**TASK GOAL**. Write out, word for word, every line from the first one through the line that holds "from matplotlib.lines import Line2D", and nothing else; skip the pictures.

-- Start of SUPPLIED MATERIAL --

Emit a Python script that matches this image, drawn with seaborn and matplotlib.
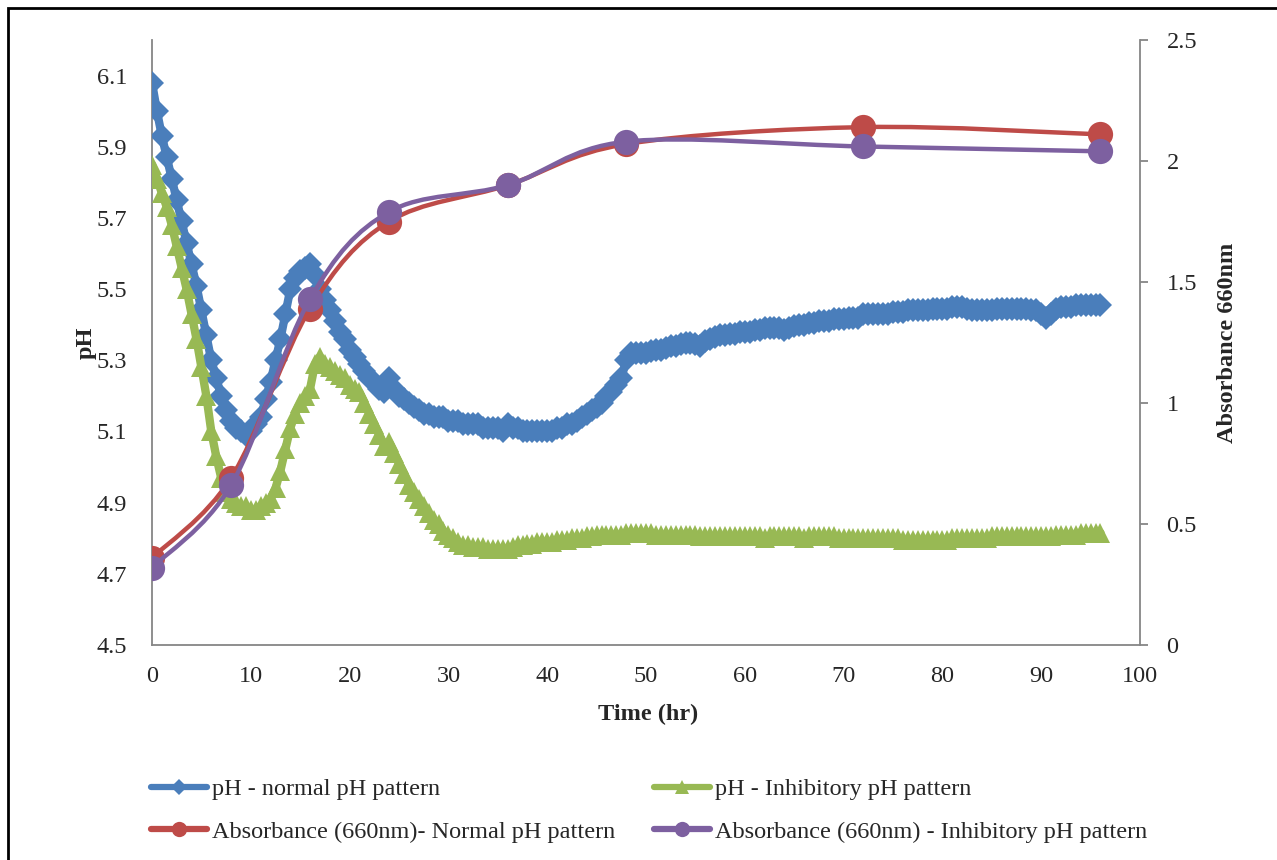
import numpy as np
import matplotlib
matplotlib.use('Agg')
import matplotlib.pyplot as plt
import seaborn as sns
from matplotlib.path import Path
from matplotlib.patches import PathPatch, Rectangle
from matplotlib.lines import Line2D

# pH readings, every half hour (hr)
time_hr = [
    0, 0.5, 1, 1.5, 2, 2.5, 3, 3.5, 4, 4.5, 5, 5.5, 6, 6.5, 7, 7.5, 8, 8.5, 9, 9.5,
    10, 10.5, 11, 11.5, 12, 12.5, 13, 13.5, 14, 14.5, 15, 15.5, 16, 16.5, 17, 17.5, 18, 18.5, 19, 19.5,
    20, 20.5, 21, 21.5, 22, 22.5, 23, 23.5, 24, 24.5, 25, 25.5, 26, 26.5, 27, 27.5, 28, 28.5, 29, 29.5,
    30, 30.5, 31, 31.5, 32, 32.5, 33, 33.5, 34, 34.5, 35, 35.5, 36, 36.5, 37, 37.5, 38, 38.5, 39, 39.5,
    40, 40.5, 41, 41.5, 42, 42.5, 43, 43.5, 44, 44.5, 45, 45.5, 46, 46.5, 47, 47.5, 48, 48.5, 49, 49.5,
    50, 50.5, 51, 51.5, 52, 52.5, 53, 53.5, 54, 54.5, 55, 55.5, 56, 56.5, 57, 57.5, 58, 58.5, 59, 59.5,
    60, 60.5, 61, 61.5, 62, 62.5, 63, 63.5, 64, 64.5, 65, 65.5, 66, 66.5, 67, 67.5, 68, 68.5, 69, 69.5,
    70, 70.5, 71, 71.5, 72, 72.5, 73, 73.5, 74, 74.5, 75, 75.5, 76, 76.5, 77, 77.5, 78, 78.5, 79, 79.5,
    80, 80.5, 81, 81.5, 82, 82.5, 83, 83.5, 84, 84.5, 85, 85.5, 86, 86.5, 87, 87.5, 88, 88.5, 89, 89.5,
    90, 90.5, 91, 91.5, 92, 92.5, 93, 93.5, 94, 94.5, 95, 95.5, 96,
]

ph_normal = [
    6.08, 6.00, 5.93, 5.87, 5.81, 5.75, 5.69, 5.63, 5.57, 5.51, 5.44, 5.37, 5.30, 5.25, 5.20, 5.16, 5.13, 5.11, 5.10, 5.09,
    5.10, 5.12, 5.14, 5.19, 5.24, 5.30, 5.36, 5.43, 5.50, 5.53, 5.55, 5.56, 5.57, 5.54, 5.50, 5.47, 5.44, 5.41, 5.38, 5.36,
    5.33, 5.31, 5.29, 5.27, 5.25, 5.24, 5.22, 5.21, 5.25, 5.22, 5.20, 5.19, 5.18, 5.17, 5.16, 5.15, 5.15, 5.14, 5.14, 5.14,
    5.13, 5.13, 5.13, 5.12, 5.12, 5.12, 5.12, 5.11, 5.11, 5.11, 5.11, 5.10, 5.12, 5.11, 5.11, 5.10, 5.10, 5.10, 5.10, 5.10,
    5.10, 5.10, 5.11, 5.11, 5.12, 5.12, 5.13, 5.14, 5.15, 5.16, 5.17, 5.18, 5.20, 5.21, 5.23, 5.25, 5.30, 5.32, 5.32, 5.32,
    5.32, 5.325, 5.33, 5.33, 5.335, 5.34, 5.34, 5.345, 5.35, 5.35, 5.345, 5.34, 5.355, 5.36, 5.365, 5.37, 5.37, 5.375, 5.375, 5.38,
    5.38, 5.38, 5.385, 5.385, 5.39, 5.39, 5.39, 5.39, 5.385, 5.39, 5.395, 5.40, 5.40, 5.405, 5.405, 5.41, 5.41, 5.41, 5.415, 5.415,
    5.415, 5.42, 5.42, 5.42, 5.43, 5.43, 5.43, 5.43, 5.43, 5.43, 5.435, 5.435, 5.435, 5.44, 5.44, 5.44, 5.44, 5.44, 5.445, 5.445,
    5.445, 5.445, 5.45, 5.45, 5.45, 5.445, 5.44, 5.44, 5.44, 5.44, 5.44, 5.445, 5.445, 5.445, 5.445, 5.445, 5.445, 5.445, 5.44, 5.44,
    5.43, 5.42, 5.43, 5.445, 5.45, 5.45, 5.45, 5.455, 5.455, 5.455, 5.455, 5.455, 5.455,
]

ph_inhib = [
    5.85, 5.81, 5.77, 5.73, 5.68, 5.62, 5.56, 5.50, 5.43, 5.36, 5.28, 5.20, 5.10, 5.03, 4.97, 4.93, 4.91, 4.90, 4.89, 4.89,
    4.88, 4.88, 4.89, 4.90, 4.91, 4.94, 4.99, 5.05, 5.11, 5.15, 5.18, 5.20, 5.22, 5.29, 5.31, 5.29, 5.28, 5.27, 5.26, 5.25,
    5.23, 5.22, 5.21, 5.18, 5.15, 5.12, 5.09, 5.06, 5.07, 5.04, 5.01, 4.98, 4.95, 4.93, 4.91, 4.89, 4.87, 4.85, 4.84, 4.82,
    4.81, 4.80, 4.79, 4.78, 4.78, 4.775, 4.775, 4.775, 4.77, 4.77, 4.77, 4.77, 4.77, 4.775, 4.78, 4.78, 4.785, 4.785, 4.79, 4.79,
    4.79, 4.79, 4.795, 4.795, 4.795, 4.80, 4.80, 4.80, 4.805, 4.805, 4.81, 4.81, 4.81, 4.81, 4.81, 4.81, 4.815, 4.815, 4.815, 4.815,
    4.815, 4.815, 4.81, 4.81, 4.81, 4.81, 4.81, 4.81, 4.81, 4.81, 4.81, 4.805, 4.805, 4.805, 4.805, 4.805, 4.805, 4.805, 4.805, 4.805,
    4.805, 4.805, 4.805, 4.805, 4.80, 4.805, 4.805, 4.805, 4.805, 4.805, 4.805, 4.805, 4.80, 4.805, 4.805, 4.805, 4.805, 4.805, 4.805, 4.80,
    4.80, 4.80, 4.80, 4.80, 4.80, 4.80, 4.80, 4.80, 4.80, 4.80, 4.80, 4.80, 4.795, 4.795, 4.795, 4.795, 4.795, 4.795, 4.795, 4.795,
    4.795, 4.795, 4.80, 4.80, 4.80, 4.80, 4.80, 4.80, 4.80, 4.80, 4.805, 4.805, 4.805, 4.805, 4.805, 4.805, 4.805, 4.805, 4.805, 4.805,
    4.805, 4.805, 4.805, 4.81, 4.81, 4.81, 4.81, 4.81, 4.815, 4.815, 4.815, 4.815, 4.815,
]

# absorbance sampling (hr) and readings
abs_time = [0, 8, 16, 24, 36, 48, 72, 96]
abs_normal = [0.36, 0.69, 1.39, 1.75, 1.90, 2.07, 2.14, 2.11]
abs_inhib = [0.32, 0.66, 1.43, 1.79, 1.90, 2.08, 2.06, 2.04]

labels = [
    'pH - normal pH pattern',
    'pH - Inhibitory pH pattern',
    'Absorbance (660nm)- Normal pH pattern',
    'Absorbance (660nm) - Inhibitory pH pattern',
]

BLUE = '#4A7EBB'
GREEN = '#98B954'
RED = '#BE4B48'
PURPLE = '#7D60A0'
GREY = '#868686'
FS = 17.5

sns.set_style('white')
plt.rcParams['font.family'] = ['Liberation Serif', 'DejaVu Serif']
plt.rcParams['font.size'] = FS


def smooth_path(xs, ys):
    # excel-like smoothed line (cardinal bezier through the points)
    pts = np.column_stack([xs, ys]).astype(float)
    n = len(pts)
    verts = [pts[0]]
    codes = [Path.MOVETO]
    for i in range(n - 1):
        p0 = pts[max(i - 1, 0)]
        p1 = pts[i]
        p2 = pts[i + 1]
        p3 = pts[min(i + 2, n - 1)]
        verts += [p1 + (p2 - p0) / 6, p2 - (p3 - p1) / 6, p2]
        codes += [Path.CURVE4] * 3
    return Path(verts, codes)


fig = plt.figure(figsize=(12.77, 8.6), dpi=100)
ax = fig.add_axes([152 / 1277, 215 / 860, 988 / 1277, 605 / 860])

sns.lineplot(x=time_hr, y=ph_normal, ax=ax, color=BLUE, marker='D', markersize=12,
             markeredgewidth=0, linewidth=6, errorbar=None, zorder=3)
sns.lineplot(x=time_hr, y=ph_inhib, ax=ax, color=GREEN, marker='^', markersize=14,
             markeredgewidth=0, linewidth=6, errorbar=None, zorder=4)

ax.set_xlim(0, 100)
ax.set_ylim(4.5, 6.2)
ax.set_xticks(range(0, 101, 10))
ax.set_yticks([4.5, 4.7, 4.9, 5.1, 5.3, 5.5, 5.7, 5.9, 6.1])
ax.set_yticklabels(['4.5', '4.7', '4.9', '5.1', '5.3', '5.5', '5.7', '5.9', '6.1'])
ax.tick_params(axis='y', length=0, pad=18, labelsize=FS)
ax.tick_params(axis='x', length=0, pad=15, labelsize=FS)
for s in ['top', 'right']:
    ax.spines[s].set_visible(False)
for s in ['left', 'bottom']:
    ax.spines[s].set_color(GREY)
    ax.spines[s].set_linewidth(1.3)
ax.set_xlabel('Time (hr)', fontweight='bold', fontsize=FS)
ax.set_ylabel('pH', fontweight='bold', fontsize=FS)
ax.xaxis.set_label_coords(0.502, -0.098)
ax.yaxis.set_label_coords(-0.056, 0.5)

ax2 = ax.twinx()
ax2.patch.set_visible(False)
for xs, ys, col, z in [(abs_time, abs_normal, RED, 5), (abs_time, abs_inhib, PURPLE, 7)]:
    ax2.add_patch(PathPatch(smooth_path(xs, ys), fill=False, edgecolor=col,
                            linewidth=3.2, capstyle='round', zorder=z))
    sns.scatterplot(x=xs, y=ys, ax=ax2, color=col, s=330, linewidth=0, zorder=z + 1)
ax2.set_ylim(0, 2.5)
ax2.set_yticks([0, 0.5, 1, 1.5, 2, 2.5])
ax2.set_yticklabels(['0', '0.5', '1', '1.5', '2', '2.5'])
ax2.tick_params(axis='y', length=6, width=1.3, color=GREY, pad=13, labelsize=FS)
for s in ['top', 'left', 'bottom']:
    ax2.spines[s].set_visible(False)
ax2.spines['right'].set_color(GREY)
ax2.spines['right'].set_linewidth(1.3)
ax2.set_ylabel('Absorbance 660nm', fontweight='bold', fontsize=FS)
ax2.yaxis.set_label_coords(1.078, 0.5)

handles = [
    Line2D([], [], color=BLUE, marker='D', markersize=8, lw=4.5, mew=0),
    Line2D([], [], color=RED, marker='o', markersize=11, lw=4.5, mew=0),
    Line2D([], [], color=GREEN, marker='^', markersize=10, lw=4.5, mew=0),
    Line2D([], [], color=PURPLE, marker='o', markersize=11, lw=4.5, mew=0),
]
fig.legend(handles, [labels[0], labels[2], labels[1], labels[3]], ncol=2,
           loc='upper left', bbox_to_anchor=(151 / 1277, 1 - 778 / 860),
           frameon=False, fontsize=FS, handlelength=2.3, handletextpad=0.2,
           columnspacing=1.6, labelspacing=0.85, borderpad=0, borderaxespad=0)

fig.patches.append(Rectangle((8 / 1277, -0.1), 1.2, 1.0907, transform=fig.transFigure,
                             fill=False, edgecolor='black', linewidth=2))

fig.savefig('out.png', dpi=100)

-- End of SUPPLIED MATERIAL --

**ANSWER TO THIS PROBLEM**.
Emit a Python script that matches this image, drawn with seaborn and matplotlib.
import numpy as np
import matplotlib
matplotlib.use('Agg')
import matplotlib.pyplot as plt
import seaborn as sns
from matplotlib.path import Path
from matplotlib.patches import PathPatch, Rectangle
from matplotlib.lines import Line2D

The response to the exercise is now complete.